Friday, 20 March 2009

Theatre for A Change

Our developing partnership with Theatre for A Change is a very important part of our portfolio. Here is the article I've submitted for Drama St.Mary's brochure on this work.

In April 2008 Mark Griffin and Matthew Hahn spent two weeks in Malawi as guests of Theatre for a Change, a company specialising in the interactive forum theatre techniques pioneered by Brazilian theatre practitioner Augusto Boal.

The work of Tfac in Malawi uses this methodology to exploring strategies to enable individuals to assert their gender and sexual rights. The lecturers visit was a prelude to future exchanges of good practice between Tfac trainees and Drama St.Mary’s students interested in Theatre and Development work. The first cohort of our students will travel to Malawi and join Tfac in January 2011. These are some of the notes Mark made during the visit.

Each day, with the company, begins early with a six o’clock breakfast meeting of the core team, who over coffee and cereal discuss the needs for the day. It helps that all of them are focused on a common goal, namely HIV/AIDS prevention in a country where 14% of the population carry the virus.
Patrick, Tfac’s director, heads for the offices in the British Council Building, whilst Sam and Eric, the two senior facilitators head off to meet the twenty trainees, as they do three times a week.

‘Circle! Circle!’ cries Sam
‘Circle!’ respond the trainees coming together.

‘Gender! Gender!’ calls Eric and the circle checks itself to ensure the circle is balanced.

The training session is a mixture of skills development, reflection and evaluative feedback. Brainstorming is a common tool, as is improvisation and discussion. All are expected and encouraged to participate and a focus ball is smoothly passed around the space with participants taking turns to speak or suggest ideas for furthering the work. Each of the day’s activities, including planning the schedule, is facilitated by a different student. The process is everything and everybody trusts it.

Large sections of the work are videoed and reviewed with the trainees focusing on their use of voice, body and space as well as helping to indicate areas for development and improvement. It’s a rigorous and rewarding approach.

On Monday’s and Thursdays the twenty trainees travel into the schools and communities of Lilongwe to disseminate their work to their own focus group of twenty. In this way 400 people a week are already participating and later this month the trainees will take up placements in the nine teacher training colleges across the length of Malawi to deliver this methodology to all prospective Primary school teachers in the country.
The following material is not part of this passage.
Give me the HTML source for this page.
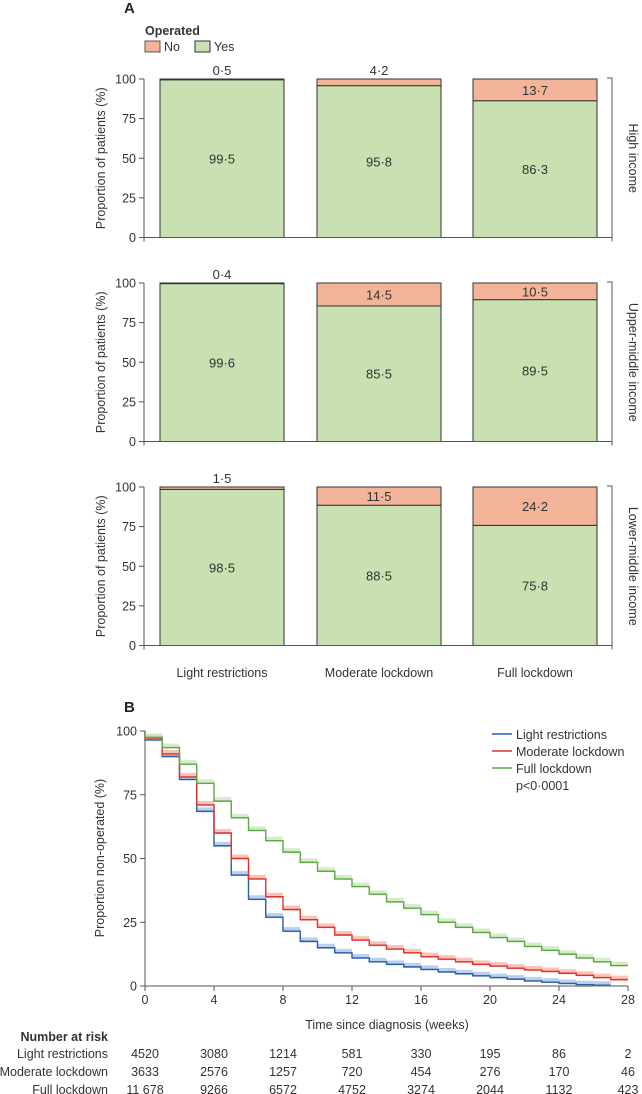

We travel with trainees Ruth and Rashid who have been developing a theatre group with twenty sex workers from Kwale. At our first meeting the focus is on gathering testimony, with the workers using storytelling, short dramatisations and song to collect ideas for a short play. The work has a composite feel but each decision taken in creating the play is agreed on for its authenticity. The session ends with a joyful dance and the handing out of bags of rice donated by Feed the Children. Once this is done Grace, the leader reminds her fellow actors of the need for them to stay healthy and strong so that they can continue their important work.

Three days later we return to see the dress rehearsal of the play that the women have prepared. We crowd into a tiny sun baked yard to see how the story has developed. The rehearsal has caused a huge stir in the community and its standing room only as neighbours, friends and children crowd in to see what’s going on.

Afterwards Grace shows us around the group’s communal garden where sweet garlic, onions and tomatoes are growing. For the women this is a move towards self-sufficiency and an essential contribution to ensuring they remain nutritionally secure and it would not have happened had not the group come together through the drama workshops. Improvements imagined through a rehearsal are being act on by the women as they look to improve their quality of life. It’s inspiring and powerful work.